DANI RAMADANI, 2020 ANALISIS YURIDIS TERHADAP PUTUSAN MAHKAMAH KONSTITUSI NO. 30/PUU/-XXVI/2018 DIHUBUNGKAN DENGAN PUTUSAN MAHKAMAH AGUNG NO. 65 P/HUM/2018 TENTANG LARANGAN PENGURUS PARTAI POLITIK SEBAGAI CALON ANGGOTA DPD DALAM PEMILU Skripsi
Abstract
Pemilu 2019 merupakan salah satu pemilu yang pertama kali dilakukan untuk memilih anggota legislatif dan eksekutif secara bersamaan. Sebelum dilaksanakannya pemilu tersebut, ada beberapa kendala yang dihadapi, khususnya dalam regulasi, Undang-Undang No. 7 Tahun 2017 tentang Pemilihan Umum dalam perjalanannya terdapat beberapa pasal yang diuji materi ke Mahkamah Konstitusi. Salah satu pasal yang diuji adalah Pasal 182 huruf l yang mengatur tentang syarat anggota DPD, Mahkamah Konstitusi menyebutkan norma yang terdapat di dalam pasal tersebut dinyatakan inkonstitusional, kemudian terbit Putusan Mahkamah Konstitusi No. 30/PUU-XXVI/2018. Setelah itu terbit Peraturan KPU No. 26 Tahun 2018. Aturan yang diterbitkan oleh KPU tersebut dianggap merugikan salah satu calon anggota DPD, peraturan KPU tersebut kemudian diuji ke Mahkamah Agung, kemudian Mahkamah Agung mengabulkan uji materi tersebut, lalu terbit Putusan No. 65P/Hum/2018. Tujuan dari penelitian ini adalah untuk mengetahui implikasi terbitnya dua putusan tersebut tehadap calon anggota DPD dalam pemilu 2019, dan bagaimana keabsahan fungsionaris partai politik dalam pemilu 2019. Metode yang digunakan dalam penelitian ini adalah yuridis normatif, maka pendekatan yang digunakan adalah dengan pendekatan undang-undang, yakni melakukan pengkajian peraturan perundang-undangan yang berhubungan dengan tema penelitian.
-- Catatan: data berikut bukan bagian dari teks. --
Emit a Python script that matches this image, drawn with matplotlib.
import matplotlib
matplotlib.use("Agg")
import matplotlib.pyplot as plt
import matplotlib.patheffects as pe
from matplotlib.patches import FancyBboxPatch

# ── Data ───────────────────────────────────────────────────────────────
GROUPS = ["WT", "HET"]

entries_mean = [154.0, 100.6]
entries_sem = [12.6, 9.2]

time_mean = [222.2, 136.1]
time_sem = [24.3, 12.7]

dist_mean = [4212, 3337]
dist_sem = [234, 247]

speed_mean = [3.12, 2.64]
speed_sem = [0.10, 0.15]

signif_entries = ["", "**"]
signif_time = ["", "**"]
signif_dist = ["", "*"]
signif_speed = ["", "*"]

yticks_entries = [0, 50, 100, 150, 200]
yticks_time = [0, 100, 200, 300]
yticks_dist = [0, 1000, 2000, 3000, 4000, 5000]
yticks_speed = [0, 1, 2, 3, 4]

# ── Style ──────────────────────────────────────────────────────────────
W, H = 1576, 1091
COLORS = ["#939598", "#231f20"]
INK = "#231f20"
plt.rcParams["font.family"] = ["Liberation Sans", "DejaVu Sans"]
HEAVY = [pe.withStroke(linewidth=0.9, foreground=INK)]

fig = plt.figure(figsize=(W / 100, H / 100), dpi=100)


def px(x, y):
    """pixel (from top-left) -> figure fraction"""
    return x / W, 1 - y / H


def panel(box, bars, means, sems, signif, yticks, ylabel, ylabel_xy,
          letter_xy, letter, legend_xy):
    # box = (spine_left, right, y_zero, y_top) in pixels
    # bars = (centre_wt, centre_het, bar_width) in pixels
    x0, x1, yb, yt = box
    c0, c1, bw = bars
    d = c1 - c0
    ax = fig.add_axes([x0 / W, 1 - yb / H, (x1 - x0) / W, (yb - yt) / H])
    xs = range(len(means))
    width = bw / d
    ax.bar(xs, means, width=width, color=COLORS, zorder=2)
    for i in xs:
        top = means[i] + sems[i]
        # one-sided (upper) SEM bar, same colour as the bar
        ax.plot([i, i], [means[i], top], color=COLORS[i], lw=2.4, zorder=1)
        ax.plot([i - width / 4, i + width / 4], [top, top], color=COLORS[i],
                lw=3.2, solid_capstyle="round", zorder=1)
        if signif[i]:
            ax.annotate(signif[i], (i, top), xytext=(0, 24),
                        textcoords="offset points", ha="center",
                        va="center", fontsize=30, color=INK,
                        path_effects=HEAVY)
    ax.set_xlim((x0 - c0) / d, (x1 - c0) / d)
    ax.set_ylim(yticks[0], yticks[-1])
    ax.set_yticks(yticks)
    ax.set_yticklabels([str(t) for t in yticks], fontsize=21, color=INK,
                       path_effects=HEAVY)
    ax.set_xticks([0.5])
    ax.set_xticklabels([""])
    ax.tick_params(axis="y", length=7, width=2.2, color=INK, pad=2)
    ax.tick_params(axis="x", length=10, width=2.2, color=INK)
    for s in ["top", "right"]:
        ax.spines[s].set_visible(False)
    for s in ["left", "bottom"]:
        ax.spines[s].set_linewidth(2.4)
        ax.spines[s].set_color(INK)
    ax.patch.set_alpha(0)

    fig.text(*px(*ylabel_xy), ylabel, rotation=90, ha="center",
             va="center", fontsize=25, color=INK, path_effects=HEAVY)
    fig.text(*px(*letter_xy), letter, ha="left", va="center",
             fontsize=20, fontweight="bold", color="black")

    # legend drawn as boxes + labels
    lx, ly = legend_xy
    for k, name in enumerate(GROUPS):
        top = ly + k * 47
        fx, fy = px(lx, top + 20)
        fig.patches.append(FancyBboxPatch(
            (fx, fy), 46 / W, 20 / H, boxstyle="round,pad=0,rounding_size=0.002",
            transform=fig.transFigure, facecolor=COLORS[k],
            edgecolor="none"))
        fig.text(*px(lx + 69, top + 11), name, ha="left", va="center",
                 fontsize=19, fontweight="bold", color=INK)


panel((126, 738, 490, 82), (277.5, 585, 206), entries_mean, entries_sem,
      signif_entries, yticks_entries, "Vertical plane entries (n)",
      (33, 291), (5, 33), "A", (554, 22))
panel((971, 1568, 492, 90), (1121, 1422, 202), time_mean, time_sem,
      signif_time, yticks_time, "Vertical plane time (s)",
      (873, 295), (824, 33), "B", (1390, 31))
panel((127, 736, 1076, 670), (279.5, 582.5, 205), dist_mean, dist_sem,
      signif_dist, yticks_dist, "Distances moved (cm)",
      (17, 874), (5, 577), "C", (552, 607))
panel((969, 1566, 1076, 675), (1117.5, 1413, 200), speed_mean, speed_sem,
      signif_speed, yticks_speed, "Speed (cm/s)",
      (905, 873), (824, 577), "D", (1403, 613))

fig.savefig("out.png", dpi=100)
Penelitian ini menghasilkan temuan yaitu akibat terbitnya dua putusan tersebut di atas mengharuskan setiap orang yang akan mencalonkan diri sebagai anggota DPD hendaklah mengundurkan diri dari partai politik, karena sejatinya DPD merupakan representasi daerah, oleh karenanya jika calon anggota DPD tersebut dari partai politik akan bertentangan dengan marwah DPD sebagai representasi daerah, mengingat keterwakilan partai politik sudah ada di parlemen yaitu DPR, jika fungsionaris partai politik dapat menjadi anggota DPD maka akan terjadi keterwakilan ganda di parelemen yaitu perwakilan partai politik. Apabila setelah terbit putusan ini ada pengurus partai politik sebagai anggota DPD harus dianggap tidak bertentangan dengan undang-undang apapun, karena putusan bersifat prosfektif bukan retroaktif, hal ini sesuai dengan prinsip presumption of constitutionality, oleh karenanya putusan berlaku untuk pemilu 2019 dan setelahnya, dengan demikian setiap anggota DPD yang merangkap jabatan dengan partai politik dinyatakan inkonstituisional untuk pemilu 2019 dan setelahnya.